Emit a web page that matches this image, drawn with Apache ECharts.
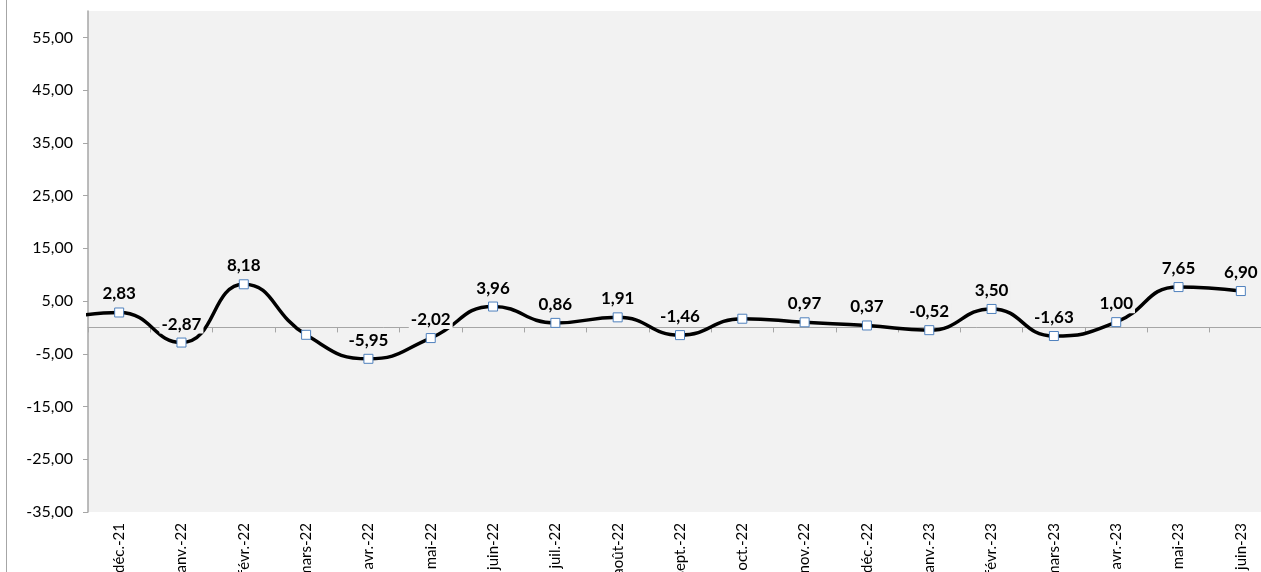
<!DOCTYPE html>
<html>
<head>
<meta charset="utf-8">
<script src="https://cdn.jsdelivr.net/npm/echarts@6/dist/echarts.min.js"></script>
<style>
  html, body { margin: 0; padding: 0; background: #fff; overflow: hidden; }
  #wrap { position: relative; width: 1261px; height: 572px; overflow: hidden; }
  #frame { position: absolute; left: 6px; top: 0; width: 1px; height: 572px; background: #a6a6a6; }
  /* plot runs past the right edge of the window, as in the cropped original */
  #chart { position: absolute; left: 0; top: 0; width: 1272px; height: 572px; }
</style>
</head>
<body>
<div id="wrap">
  <div id="chart"></div>
  <div id="frame"></div>
</div>
<script>
// months shown on the axis (déc.-21 is index 0)
var months = ['déc.-21', 'janv.-22', 'févr.-22', 'mars-22', 'avr.-22', 'mai-22', 'juin-22', 'juil.-22',
  'août-22', 'sept.-22', 'oct.-22', 'nov.-22', 'déc.-22', 'janv.-23', 'févr.-23', 'mars-23',
  'avr.-23', 'mai-23', 'juin-23'];
var values = [2.83, -2.87, 8.18, -1.40, -5.95, -2.02, 3.96, 0.86, 1.91, -1.46, 1.65, 0.97, 0.37,
  -0.52, 3.50, -1.63, 1.00, 7.65, 6.90];
// the curve enters from a month left of the visible axis (estimated)
var previousValue = 1.5;
// months whose value has no label in the picture
var unlabelled = ['mars-22', 'oct.-22'];

var yTicks = { min: -35, max: 60, step: 10 };

var fmt = function (v) { return v.toFixed(2).replace('.', ','); };

var points = [{ value: [-1, previousValue], label: { show: false } }];
months.forEach(function (m, i) {
  points.push({ value: [i, values[i]], label: { show: unlabelled.indexOf(m) < 0 } });
});

var chart = echarts.init(document.getElementById('chart'));
chart.setOption({
  animation: false,
  textStyle: { fontFamily: 'Lato' },
  grid: {
    left: 88, right: 0, top: 11, bottom: 60,
    containLabel: false,
    outerBoundsMode: 'none',
    show: true, backgroundColor: '#f2f2f2', borderWidth: 0
  },
  xAxis: [
    {
      type: 'category',
      data: months,
      boundaryGap: true,
      position: 'bottom',
      axisLine: { show: false, onZero: false },
      axisTick: { show: false },
      axisLabel: { rotate: 90, margin: 11, fontSize: 15, color: '#000', fontFamily: 'Lato' }
    },
    {
      type: 'value',
      min: -0.5,
      max: 18.5,
      interval: 1,
      position: 'bottom',
      axisLine: { show: true, onZero: true, onZeroAxisIndex: 0, lineStyle: { color: '#a6a6a6', width: 1 } },
      axisTick: { show: true, length: 5, lineStyle: { color: '#a6a6a6' } },
      axisLabel: { show: false },
      splitLine: { show: false }
    }
  ],
  yAxis: {
    type: 'value',
    min: yTicks.min,
    max: yTicks.max,
    interval: yTicks.step,
    axisLine: { show: true, onZero: false, lineStyle: { color: '#a6a6a6', width: 1.5 } },
    axisTick: { show: true, length: 5, lineStyle: { color: '#a6a6a6' } },
    splitLine: { show: false },
    axisLabel: {
      margin: 15, fontSize: 16, color: '#000', fontFamily: 'Lato',
      showMaxLabel: false,
      formatter: fmt
    }
  },
  series: [{
    type: 'line',
    xAxisIndex: 1,
    data: points,
    smooth: 0.5,
    clip: true,
    lineStyle: { color: '#000', width: 3.5 },
    symbol: 'rect',
    symbolSize: 9,
    itemStyle: { color: '#fff', borderColor: '#4f81bd', borderWidth: 1 },
    label: {
      show: true,
      position: 'top',
      distance: 4,
      fontSize: 17,
      fontWeight: 'bold',
      color: '#000',
      fontFamily: 'Lato',
      backgroundColor: '#f2f2f2',
      padding: [1, 2],
      formatter: function (p) { return fmt(p.value[1]); }
    },
    z: 3
  }]
});
</script>
</body>
</html>
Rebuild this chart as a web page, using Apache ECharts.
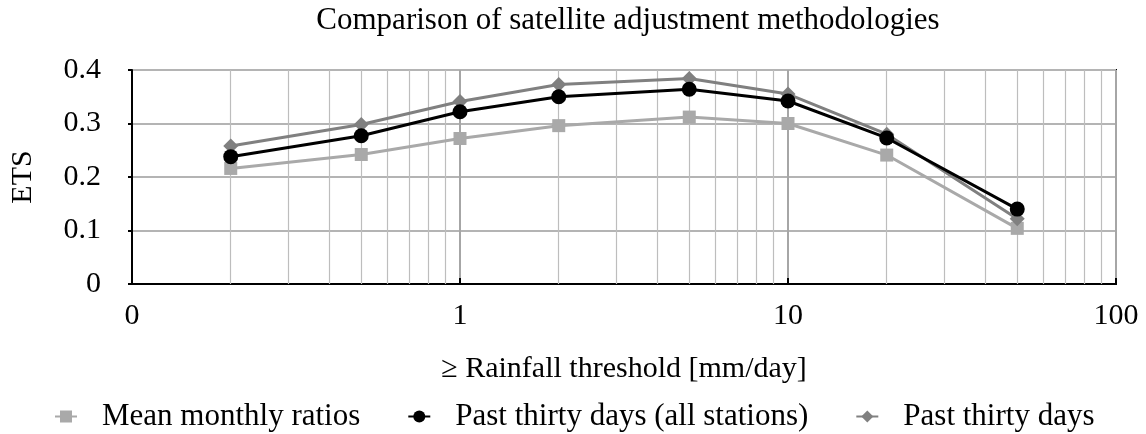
<!DOCTYPE html>
<html>
<head>
<meta charset="utf-8">
<script src="https://cdn.jsdelivr.net/npm/echarts@6/dist/echarts.min.js"></script>
<style>
  html, body { margin: 0; padding: 0; background: #fff; }
  #chart { width: 1146px; height: 434px; }
</style>
</head>
<body>
<div id="chart"></div>
<script>
// Rainfall thresholds (mm/day) and ETS scores for each adjustment method
const thresholds = [0.2, 0.5, 1, 2, 5, 10, 20, 50];
const meanMonthlyRatios = [0.216, 0.242, 0.272, 0.296, 0.312, 0.300, 0.241, 0.104];
const pastThirtyAll = [0.238, 0.277, 0.322, 0.350, 0.364, 0.342, 0.273, 0.140];
const pastThirty = [0.258, 0.298, 0.341, 0.373, 0.384, 0.355, 0.280, 0.122];
const yTicks = [0, 0.1, 0.2, 0.3, 0.4];
const xDecadeLabels = { 0.1: '0', 1: '1', 10: '10', 100: '100' };
// Minor log grid positions (2..9 in each decade)
const minorGrid = [];
[0.1, 1, 10].forEach(d => { for (let k = 2; k <= 9; k++) minorGrid.push(+(d * k).toFixed(4)); });

const FONT = '"Liberation Serif", "DejaVu Serif", serif';
const pair = (xs, ys) => xs.map((x, i) => [x, ys[i]]);

const chart = echarts.init(document.getElementById('chart'), null, { renderer: 'canvas' });
chart.setOption({
  animation: false,
  backgroundColor: '#fff',
  title: {
    text: 'Comparison of satellite adjustment methodologies',
    left: 623, top: 0, textAlign: 'center',
    textStyle: { fontFamily: FONT, fontSize: 31, fontWeight: 'normal', color: '#000' }
  },
  grid: {
    left: 129, right: 30, top: 70, bottom: 150,
    show: true, borderColor: '#000', borderWidth: 2, backgroundColor: 'transparent'
  },
  legend: {
    top: 396, left: 49, itemGap: 47, itemWidth: 22, itemHeight: 15,
    textStyle: { fontFamily: FONT, fontSize: 31, color: '#000', padding: [0, 0, 0, 20] },
    data: ['Mean monthly ratios', 'Past thirty days (all stations)', 'Past thirty days']
  },
  xAxis: {
    type: 'log', logBase: 10, min: 0.1, max: 100,
    name: '≥ Rainfall threshold [mm/day]', nameLocation: 'middle', nameGap: 70,
    nameTextStyle: { fontFamily: FONT, fontSize: 30, color: '#000' },
    axisLine: { show: true, lineStyle: { color: '#000', width: 2 } },
    axisTick: { show: true, inside: true, length: 6, lineStyle: { color: '#000', width: 2 } },
    axisLabel: {
      fontFamily: FONT, fontSize: 30, color: '#000', margin: 17,
      formatter: v => xDecadeLabels[+v.toPrecision(3)] ?? ''
    },
    splitLine: { show: true, lineStyle: { color: '#a6a6a6', width: 2 } }
  },
  yAxis: {
    type: 'value', min: 0, max: 0.4, interval: 0.1,
    name: 'ETS', nameLocation: 'middle', nameGap: 94,
    nameTextStyle: { fontFamily: FONT, fontSize: 30, color: '#000' },
    axisLine: { show: true, lineStyle: { color: '#000', width: 2 } },
    axisTick: { show: true, length: 4, lineStyle: { color: '#000', width: 2 } },
    axisLabel: {
      fontFamily: FONT, fontSize: 30, color: '#000', margin: 31,
      formatter: v => (yTicks.includes(+v.toFixed(2)) ? String(+v.toFixed(1)) : '')
    },
    splitLine: { show: true, lineStyle: { color: '#b4b4b4', width: 2 } }
  },
  series: [
    {
      name: 'Mean monthly ratios', type: 'line', z: 3,
      data: pair(thresholds, meanMonthlyRatios),
      symbol: 'rect', symbolSize: 13,
      itemStyle: { color: '#a9a9a9' }, lineStyle: { color: '#a9a9a9', width: 3 },
      markLine: {
        silent: true, symbol: 'none', z: 1,
        label: { show: false },
        lineStyle: { color: '#bdbdbd', width: 1.2, type: 'solid' },
        data: minorGrid.map(v => ({ xAxis: v }))
      }
    },
    {
      name: 'Past thirty days (all stations)', type: 'line', z: 5,
      data: pair(thresholds, pastThirtyAll),
      symbol: 'circle', symbolSize: 15,
      itemStyle: { color: '#000' }, lineStyle: { color: '#000', width: 3 }
    },
    {
      name: 'Past thirty days', type: 'line', z: 4,
      data: pair(thresholds, pastThirty),
      symbol: 'diamond', symbolSize: 15,
      itemStyle: { color: '#808080' }, lineStyle: { color: '#808080', width: 3 }
    }
  ]
});
</script>
</body>
</html>
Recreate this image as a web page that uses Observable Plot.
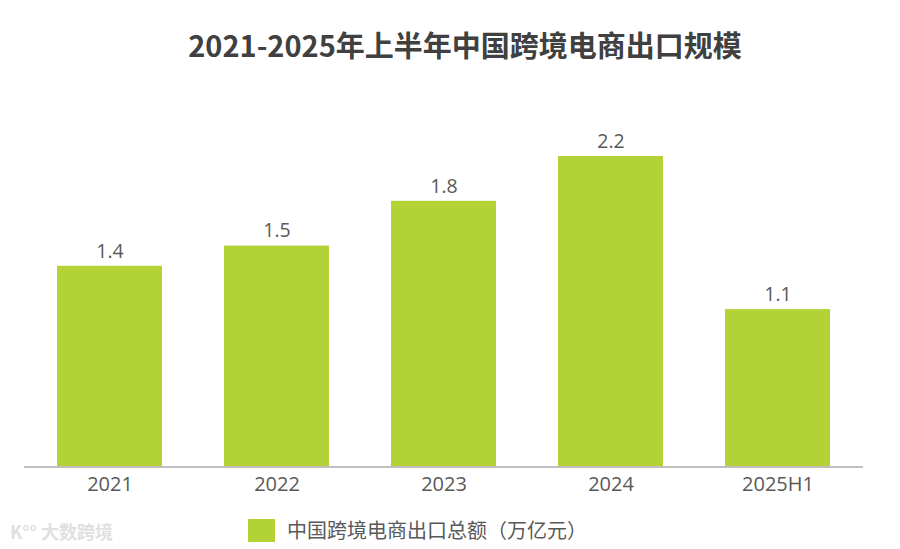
<!DOCTYPE html>
<html><head><meta charset="utf-8">
<script src="https://cdn.jsdelivr.net/npm/d3@7"></script>
<script src="https://cdn.jsdelivr.net/npm/@observablehq/plot@0.6"></script>
<style>
html,body{margin:0;padding:0;background:#fff;}
#wrap{position:relative;width:900px;height:549px;overflow:hidden;font-family:"Open Sans","Noto Sans CJK SC",sans-serif;}
#title{position:absolute;left:0;top:25px;width:930px;text-align:center;font-family:"Noto Sans CJK SC",sans-serif;font-weight:700;font-size:29px;color:#404040;line-height:38px;}
#chart{position:absolute;left:0;top:0;}
#legend{position:absolute;left:248px;top:517px;display:flex;align-items:center;font-family:"Noto Sans CJK SC",sans-serif;font-size:20px;color:#595959;line-height:26px;}
#legend .sw{width:27px;height:23px;background:#b2d235;margin-right:12px;}
#wm{position:absolute;left:10px;top:518px;font-family:"Noto Sans CJK SC",sans-serif;font-size:18px;color:#e0e0e0;font-weight:700;}
</style></head>
<body><div id="wrap">
<div id="title"></div>
<div id="chart"></div>
<div id="legend"><div class="sw"></div><span id="legtext"></span></div>
<div id="wm">K°° 大数跨境</div>
</div>
<script>
const titleText = "2021-2025年上半年中国跨境电商出口规模";
const seriesName = "中国跨境电商出口总额（万亿元）";
const categories = ["2021", "2022", "2023", "2024", "2025H1"];
const values = [1.39, 1.53, 1.84, 2.15, 1.09];
const valueLabels = ["1.4", "1.5", "1.8", "2.2", "1.1"];

document.getElementById("title").textContent = titleText;
document.getElementById("legtext").textContent = seriesName;

const data = categories.map((c, i) => ({cat: c, value: values[i], label: valueLabels[i]}));
const barColor = "#b2d235";

const chart = Plot.plot({
  width: 900,
  height: 500,
  marginLeft: 24,
  marginRight: 37,
  marginTop: 105.5,
  marginBottom: 33.5,
  style: {fontFamily: "'Open Sans','Noto Sans CJK SC',sans-serif", background: "transparent"},
  x: {domain: categories, paddingInner: 0.374, paddingOuter: 0.187, label: null},
  y: {domain: [0, 2.5], axis: null},
  marks: [
    Plot.barY(data, {x: "cat", y: "value", fill: barColor}),
    Plot.ruleY([0], {stroke: "#bfbfbf", strokeWidth: 2}),
    Plot.text(data, {x: "cat", y: "value", text: "label", dy: -15, fontSize: 19.5, fill: "#595959"}),
    Plot.axisX({tickSize: 0, tickPadding: 10, fontSize: 20, color: "#595959", label: null})
  ]
});
document.getElementById("chart").appendChild(chart);
</script>
</body></html>
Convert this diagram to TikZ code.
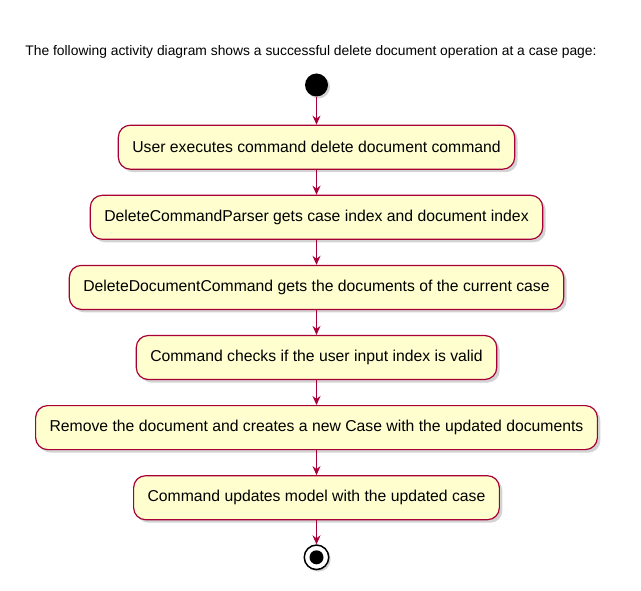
\documentclass[tikz,border=0pt]{standalone}
\usepackage{fontspec}
\setmainfont{Liberation Sans}
\usetikzlibrary{positioning,shadows,arrows.meta}

\definecolor{umlborder}{HTML}{A80036}
\definecolor{umlfill}{HTML}{FEFECE}

\tikzset{
	activity/.style={draw=umlborder, fill=umlfill, line width=1.2bp,
		rounded corners=12bp, minimum height=44bp, inner xsep=14bp,
		font=\fontsize{15.8}{18}\selectfont,
		drop shadow={shadow xshift=3bp, shadow yshift=-3bp, opacity=0.35}},
	flow/.style={draw=umlborder, line width=1.1bp,
		-{Stealth[length=9bp, width=8bp, inset=3bp]}}
}

\begin{document}
\begin{tikzpicture}[x=1bp, y=-1bp]
		\useasboundingbox (0,0) rectangle (641,591);
		\pgfmathsetmacro{\midx}{316.5}
		\pgfmathsetmacro{\gap}{24.9}
		
		\node[anchor=base, font=\fontsize{13.9}{16}\selectfont] (title) at (311,56)
			{The following activity diagram shows a successful delete document operation at a case page:};
		\node[circle, fill=black, minimum size=23bp, inner sep=0pt,
			drop shadow={shadow xshift=2bp, shadow yshift=-2bp, opacity=0.35}] (act0) at (\midx,85) {};
		\foreach \txt [count=\j, evaluate=\j as \i using int(\j-1)] in {
			User executes command delete document command,
			DeleteCommandParser gets case index and document index,
			DeleteDocumentCommand gets the documents of the current case,
			Command checks if the user input index is valid,
			Remove the document and creates a new Case with the updated documents,
			Command updates model with the updated case}
		{
			\pgfmathsetmacro{\dist}{\j==1 ? 27.9 : \gap}
			\node[activity, below=\dist bp of act\i] (act\j) {\txt};
		}
		\node[circle, draw=black, line width=1.5bp, fill=white, minimum size=24.5bp, inner sep=0pt,
			below=24bp of act6,
			drop shadow={shadow xshift=2bp, shadow yshift=-2bp, opacity=0.35}] (stop) {};
		\fill (stop) circle (7bp);
		
		\foreach \i [count=\j] in {0, 1, ..., 5}
		{
			\draw[flow] (act\i) -- (act\j);
		}
		\draw[flow] (act6) -- (stop);
	\end{tikzpicture}
\end{document}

## EXERCISE BRIEF:
Find every line that has "diagram" in it, then return those lines.

## RESULT OF THIS TASK:
Convert this diagram to TikZ code.
			{The following activity diagram shows a successful delete document operation at a case page:};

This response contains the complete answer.